21. The method of claim 20 wherein the fuel is injected in an upstream direction from a plurality of holes in two orthogonally oriented serpentine shaped fuel lines which together form a grid.

22. The method of claim 21 wherein the fuel is injected in an upstream direction from a plurality of pairs of orthogonally oriented serpentine shaped fuel lines.

23. The method of claim 19 wherein the oxygen-containing gas mixture is introduced upstream of the fuel.

24. A burner comprising,

a) a fuel source;

b) a fuel line connected to said fuel source;

c) an oxygen-containing gas source;

d) an oxygen-containing gas line connected to said oxygen-containing gas source;

e) a mixing zone in which said fuel line and said gas line open;

f) a swirl generator for generating weak swirl in said fuel and gas mixture, located downstream of the mixing zone; and

g) a combustion flame zone located in an expansion zone downstream of the mixing zone.

25. The burner of claim 24 wherein the position and shape of the fuel line located within the gas line generates turbulence.

26. The fuel line of claim 25 shaped in sepentine with a plurality of fuel holes pointing in the upstream direction.

27. The fuel line of claim 26 formed into a pair of orthogonally oriented grid-shaped fuel lines with a plurality of fuel holes pointing in the upstream direction.

28. The burner of claim 24 wherein the oxygen-containing gas line is positioned upstream of the fuel line.

29. The burner of claim 24 wherein the mixing zone is cylindrical.

30. The burner of claim 24 wherein the swirling means imparts swirl characterized by a swirl number S, between about 0.01 and about 3.0.

31. The burner of claim 24 wherein the swirling means comprise air jets positioned tangentially to a circumference of the mixing zone at the downstream end of the mixing zone.

32. The burner of claim 24 wherein the swirling means comprise vanes located in an annulus region immediately inside a perimeter of said fuel and gas mixture, downstream from the mixing zone.

33. The swirling means of claim 32 wherein the vanes are fixed.

34. The swirling means of claim 32 wherein the vanes are movable.

35. The swirling means of claim 32 wherein the pitch of the vanes is fixed.
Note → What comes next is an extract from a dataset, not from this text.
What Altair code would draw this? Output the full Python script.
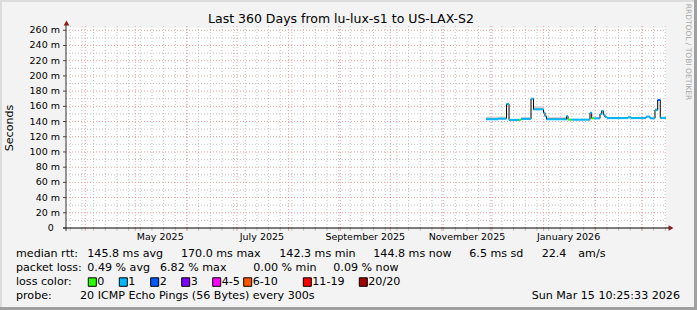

36. The swirling means of claim 32 wherein the pitch of the vanes is variable.

37. The burner of claim 24 wherein the expansion zone is enclosed.

38. The burner of claim 24 wherein the expansion zone forms an angle with the burner body such that expansion of said fuel and gas occurs unhindered.
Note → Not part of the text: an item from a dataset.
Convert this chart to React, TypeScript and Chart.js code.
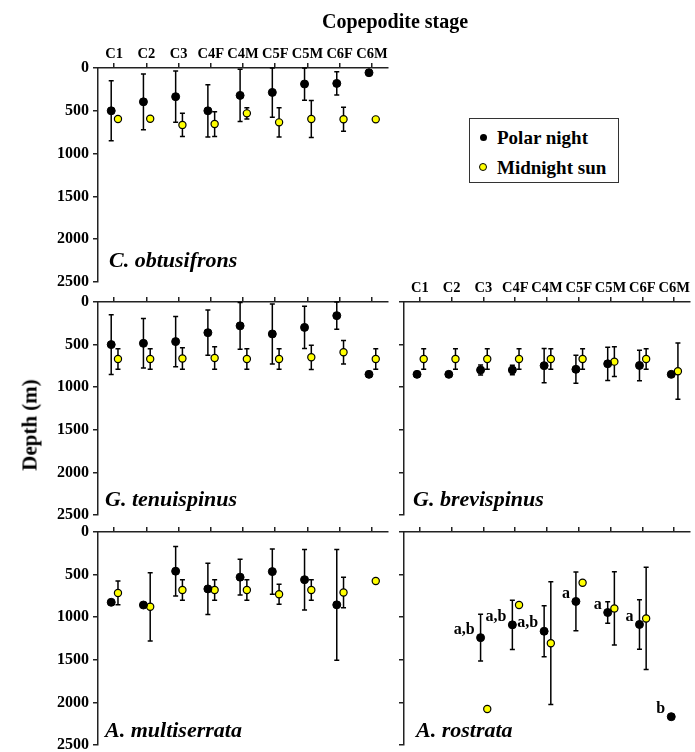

39. The burner of claim 37 wherein the expansion zone is attached to heat exchanger housing.

40. The burner of claim 39 wherein the heat generated from said combustion is transferred through a heat exchanger to a water heater.

41. The burner of claim 39 wherein the heat generated from said combustion is transferred through a heat exchanger to a furnace.

42. The burner of claim 37 wherein mechanical energy is derived from the combustion products.

43. The burner of claim 42 wherein the mechanical energy is used to drive a turbine.

44. The burner of claim 37 wherein the combustion zone is under pressure between atmospheric pressure and 15 atmospheres.

45. The burner of claim 44 wherein the combustion zone is under pressure between atmospheric pressure and 10 atmospheres.

46. The burner of claim 45 wherein the combustion zone is under pressure between atmospheric pressure and 5 atmospheres.

47. The burner of claim 24 wherein a safety device is attached to the mixing zone to prevent accidental ignition of the premixed fuel or of the fuel in the fuel line.